Wrecking White’s structure with ...Bxf3
1. e4 d5 2. exd5 Qxd5 3. Nc3 Qa5 4. d4 Nf6 5. Bd2 Bg4 6. Nf3 Qf5 7. Bd3 Bxf3 8. gxf3 Qd7
When White challenges the pinned bishop, Black takes on f3 and forces gxf3, shattering White’s kingside pawns into doubled, isolated f-pawns. Black trades a bishop for a knight but gains a permanent structural target, then develops calmly with ...e6 and ...Nc6 and plays against the wreck for the rest of the game.
The ...Bf5 setup with queenside castling
1. e4 d5 2. exd5 Qxd5 3. Nc3 Qa5 4. d4 Nf6 5. Nf3 Bf5 6. Bd2 e6
Instead of the pin, Black develops the bishop to f5, outside the pawn chain, then builds a rock-solid Caro-Kann-like home: ...e6, ...c6 or ...Nc6, ...Bd6 or ...Be7, and castling, often long. The structure is hard to crack, the bishop is a good piece, and Black is ready to meet any central break.
The Advance Variation, 2. e5
1. e4 d5 2. e5 Bf5 3. d4 e6 4. Nf3 c5
About one in six opponents declines the capture and grabs space with 2. e5. Black develops the light-squared bishop to an active f5 first, before sealing it in with ...e6, then strikes the base of the chain with ...c5, supported by ...Nc6 and ...Qb6. The result is a comfortable French Advance where Black’s problem bishop is already solved.
The b4 gambit against ...Qa5
1. e4 d5 2. exd5 Qxd5 3. Nc3 Qa5 4. b4
White’s sharpest attempt to punish the exposed queen offers the b-pawn to chase it. Black simply takes it: 4...Qxb4, and after 5. Rb1 the queen steps back to d6, a pawn up with a sound position. Greedy queenside expansion tends to rebound, and the course’s trap chapter shows how overreaching White players hand back material with interest.
Facing the Scandinavian as White, do not expect to refute it; the structure after 1...d5 2. exd5 Qxd5 3. Nc3 Qa5 is genuinely sound. The clean approach is to take the pawn, hit the queen with Nc3, build a broad center with d4, and develop naturally with Bc4 or Bd3, Bd2 and short castling, accepting a small lead in development as your edge. The early black queen is an annoyance, not a free target, so probe it with moves like Nb5 only when they truly gain time, and resist grabbing the b2- or b4-pawns greedily, since those are exactly the moves the Scandinavian’s traps punish. The ambitious alternative is the Advance, 2. e5, claiming space, though after ...Bf5 and ...c5 Black gets easy, familiar play.
For White
Recapture and use Nc3 to gain a tempo on the queen, then seize the center with d4 and develop smoothly: Bc4 or Bd3, Nf3, Bd2, and castle.
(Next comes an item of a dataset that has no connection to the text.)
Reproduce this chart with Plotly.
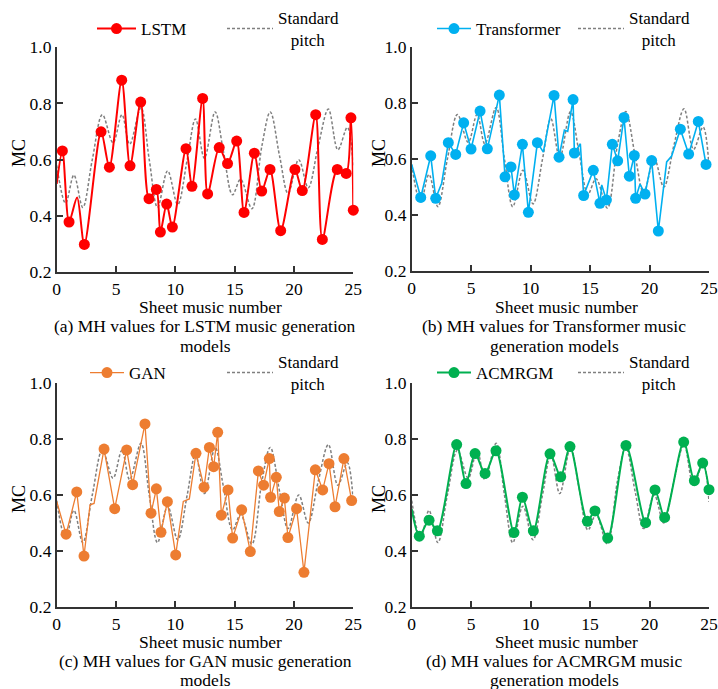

Aim to convert the lead in development into pressure before Black completes the ...Nf6, bishop-out, ...e6 setup, and keep the queenside pawns sound rather than chasing the black queen into activity. In the Advance, hold d4 and use the e5-pawn as a space clamp.
For Black
Recapture with ...Qxd5, retreat ...Qa5, and develop with purpose: ...Nf6, the light-squared bishop to g4 (pinning the knight) or f5, ...e6, and ...c6 or ...Nc6 before castling. Look for the trade on f3 that doubles White’s pawns, keep the queen on its active squares, and stay alert for the free pawns when White overpresses on the queenside. Against the Advance, play ...Bf5 first, then ...e6 and ...c5 to hit d4.
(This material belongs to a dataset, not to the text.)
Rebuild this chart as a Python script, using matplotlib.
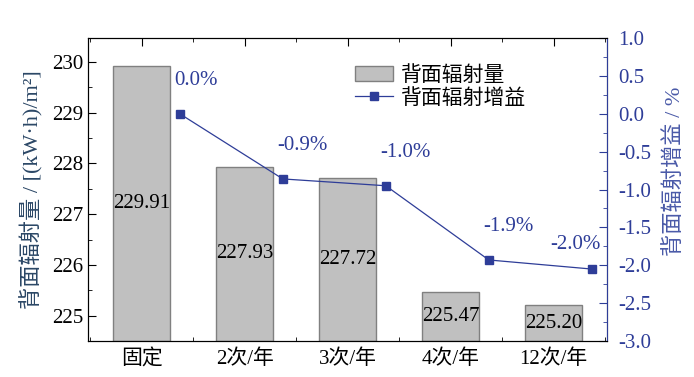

The Scandinavian is among the oldest recorded openings, with the 1...d5 idea appearing in fifteenth-century manuscripts, which is why its older name, the Center Counter, is still in use. For a long time it was dismissed as dubious because of the early queen sortie, but modern analysis rehabilitated it: Sergei Tiviakov scored heavily with it over decades, and it reached the world-championship stage when Viswanathan Anand chose it as a surprise against Garry Kasparov in 1995. Today it is a popular, fully respectable answer to 1. e4 at every level, prized for reaching sound positions with very little memorization.